Usa/Cina. E invece di prenderne atto e lavorare per la pace e la
«ricostruzione», si agita pericolosamente, protestando, minacciando,
urlando, piazzando i missili Patriot e minacciando di abbattere qualsiasi
oggetto volante che sorvoli il sacro arcipelago. Dando così ragione alla
Corea del nord, che vorrebbe l'esclusione del Giappone dal negoziato a sei,
proprio per il suo atteggiamento poco costruttivo.

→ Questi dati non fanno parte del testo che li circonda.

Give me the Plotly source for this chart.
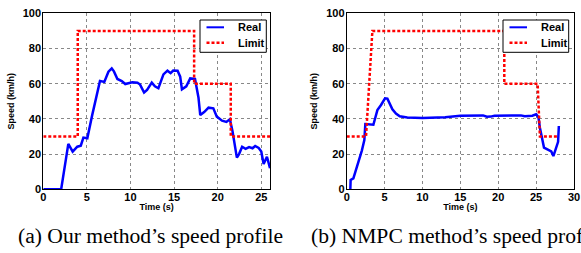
import plotly.graph_objects as go

# (a) Our method
a_real_t = [0, 2.05, 2.87, 3.37, 3.9, 4.3, 4.6, 5.05, 5.6, 6.2, 6.5, 7.0, 7.47, 7.85, 8.1, 8.5, 9.0, 9.4, 10.2, 10.8, 11.1, 11.56, 11.9, 12.44, 12.8, 13.2, 13.78, 14.24, 14.6, 14.9, 15.4, 15.7, 15.9, 16.4, 16.85, 17.4, 17.8, 18.0, 18.45, 18.95, 19.5, 19.9, 20.5, 21.0, 21.4, 21.7, 22.2, 22.45, 22.8, 23.2, 23.6, 24.0, 24.3, 24.7, 25.0, 25.27, 25.65, 26.0]
a_real_v = [0, 0, 25.8, 21.4, 24.2, 24.8, 29.4, 29.0, 42, 55, 61.5, 61.0, 66.8, 68.7, 67, 62.7, 61.5, 59.8, 60.8, 60.5, 59.5, 55, 56.5, 60.6, 58.5, 57.4, 65.3, 67.4, 66, 67.5, 67.4, 64, 56.8, 58.5, 63, 62.7, 52, 42.2, 43.9, 46.4, 46, 41.3, 39, 38.3, 39.8, 33, 18, 20, 24.2, 23, 24, 23.3, 24.6, 23.5, 21.5, 14.4, 18.5, 12]
a_lim_t = [0, 3.95, 3.95, 17.3, 17.3, 21.5, 21.5, 26]
a_lim_v = [30, 30, 90, 90, 60, 60, 30, 30]

# (b) NMPC method
b_real_t = [0.48, 0.52, 0.88, 1.54, 2.0, 2.33, 2.46, 3.52, 4.05, 4.53, 5.06, 5.37, 5.7, 6.03, 6.5, 7.0, 8.0, 10, 13, 15, 18, 18.5, 19.0, 19.5, 23, 23.5, 24.5, 25.0, 25.3, 25.5, 26.04, 27.0, 27.28, 27.6, 27.9, 28.0]
b_real_v = [0, 5.3, 6.2, 14.8, 22, 28, 37.1, 36.7, 45, 47.9, 51.7, 51.5, 48, 45.5, 43, 41.5, 40.8, 40.5, 41, 41.8, 42, 41.2, 41.3, 41.8, 42, 41.5, 41.8, 42.6, 41, 35, 23.7, 21.5, 18.9, 23, 27, 36]
b_lim_t = [0, 2.55, 3.39, 20.8, 20.8, 25.2, 25.5, 27.8]
b_lim_v = [30, 30, 90, 90, 60, 60, 30, 30]

x_ticks_a = [0, 5, 10, 15, 20, 25]
x_ticks_b = [0, 5, 10, 15, 20, 25, 30]
y_ticks = [0, 20, 40, 60, 80, 100]

series_names = ["Real", "Limit"]
captions = ["(a) Our method\u2019s speed profile", "(b) NMPC method\u2019s speed profile"]

W, H = 581, 253
BLUE = "#0000ff"
RED = "#ff0000"
DASH = "3px,2px"
TICKFONT = dict(family="Liberation Sans", size=11, color="black", weight="bold")
TITLEFONT = dict(family="Liberation Sans", size=9, color="black", weight="bold")
LEGFONT = dict(family="Liberation Sans", size=11, color="black", weight="bold")


def px(x):
    return x / W


def py(y):
    return 1 - y / H


fig = go.Figure()
fig.add_trace(go.Scatter(x=a_real_t, y=a_real_v, mode="lines", name=series_names[0],
                         line=dict(color=BLUE, width=2.5), xaxis="x", yaxis="y"))
fig.add_trace(go.Scatter(x=a_lim_t, y=a_lim_v, mode="lines", name=series_names[1],
                         line=dict(color=RED, width=2.5, dash=DASH), xaxis="x", yaxis="y"))
fig.add_trace(go.Scatter(x=b_real_t, y=b_real_v, mode="lines", name=series_names[0],
                         line=dict(color=BLUE, width=2.5), xaxis="x2", yaxis="y2"))
fig.add_trace(go.Scatter(x=b_lim_t, y=b_lim_v, mode="lines", name=series_names[1],
                         line=dict(color=RED, width=2.5, dash=DASH), xaxis="x2", yaxis="y2"))

y0, y1 = py(189.3), py(13.3)
axcommon = dict(showline=True, mirror=True, linecolor="black", linewidth=1,
                showgrid=True, gridcolor="#888888", griddash="dot", gridwidth=1,
                zeroline=False, tickfont=TICKFONT, ticks="", fixedrange=True,
                automargin=False)
xcommon = dict(axcommon, ticklabelstandoff=-3)
ycommon = dict(axcommon, ticklabelstandoff=-1)

# manual legends (box, sample lines, labels)
shapes = []
annotations = []
for bx0, bx1 in [(200, 266.3), (503, 568.7)]:
    shapes.append(dict(type="rect", xref="paper", yref="paper",
                       x0=px(bx0), x1=px(bx1), y0=py(52.3), y1=py(20),
                       line=dict(color="black", width=1), fillcolor="white", layer="above"))
    shapes.append(dict(type="line", xref="paper", yref="paper",
                       x0=px(bx0 + 6.5), x1=px(bx0 + 24), y0=py(27.3), y1=py(27.3),
                       line=dict(color=BLUE, width=2), layer="above"))
    shapes.append(dict(type="line", xref="paper", yref="paper",
                       x0=px(bx0 + 6.5), x1=px(bx0 + 24), y0=py(42.7), y1=py(42.7),
                       line=dict(color=RED, width=2.5, dash=DASH), layer="above"))
    for name, yy in zip(series_names, [27.3, 42.7]):
        annotations.append(dict(text=name, x=px(bx0 + 35.5), y=py(yy), xref="paper", yref="paper",
                                xanchor="left", yanchor="middle", showarrow=False,
                                font=LEGFONT))

for cap, cx in zip(captions, [16, 309]):
    annotations.append(dict(text=cap, x=px(cx), y=py(236), xref="paper", yref="paper",
                            xanchor="left", yanchor="middle", showarrow=False,
                            font=dict(family="Liberation Serif", size=21.6, color="black")))

fig.update_layout(
    width=W, height=H,
    margin=dict(l=0, r=0, t=0, b=0, autoexpand=False),
    paper_bgcolor="white", plot_bgcolor="white",
    showlegend=False,
    xaxis=dict(domain=[px(43.3), px(270)], range=[0, 26], tickvals=x_ticks_a,
               title=dict(text="Time (s)", font=TITLEFONT, standoff=0), anchor="y", **xcommon),
    yaxis=dict(domain=[y0, y1], range=[0, 100], tickvals=y_ticks,
               title=dict(text="Speed (km/h)", font=TITLEFONT, standoff=6), anchor="x", **ycommon),
    xaxis2=dict(domain=[px(346.7), px(574)], range=[0, 30], tickvals=x_ticks_b,
                title=dict(text="Time (s)", font=TITLEFONT, standoff=0), anchor="y2", **xcommon),
    yaxis2=dict(domain=[y0, y1], range=[0, 100], tickvals=y_ticks,
                title=dict(text="Speed (km/h)", font=TITLEFONT, standoff=6), anchor="x2", **ycommon),
    shapes=shapes,
    annotations=annotations,
)

fig.write_html("out.html", config={"displayModeBar": False},
               post_script="document.body.style.margin='0px';document.body.style.overflow='hidden';")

E dispettoso. Ieri, ad esempio, il governo giapponese ha cancellato
all'ultimo momento la conferenza stampa di Hugo Chavez, che per attirare un
po' d' attenzione sulla sua visita, caduta in un pessimo momento, ha pensato
bene di lanciare una delle sue solite provocazioni: «Non capisco tutto
questo trambusto: se, come sembra, si tratta di un vettore che trasportava
un satellite artificiale, non c'è alcuna violazione delle norme
internazionali. Tutti i paesi hanno diritto a sviluppare un programma
spaziale. Anche i nord-coreani. Anche noi».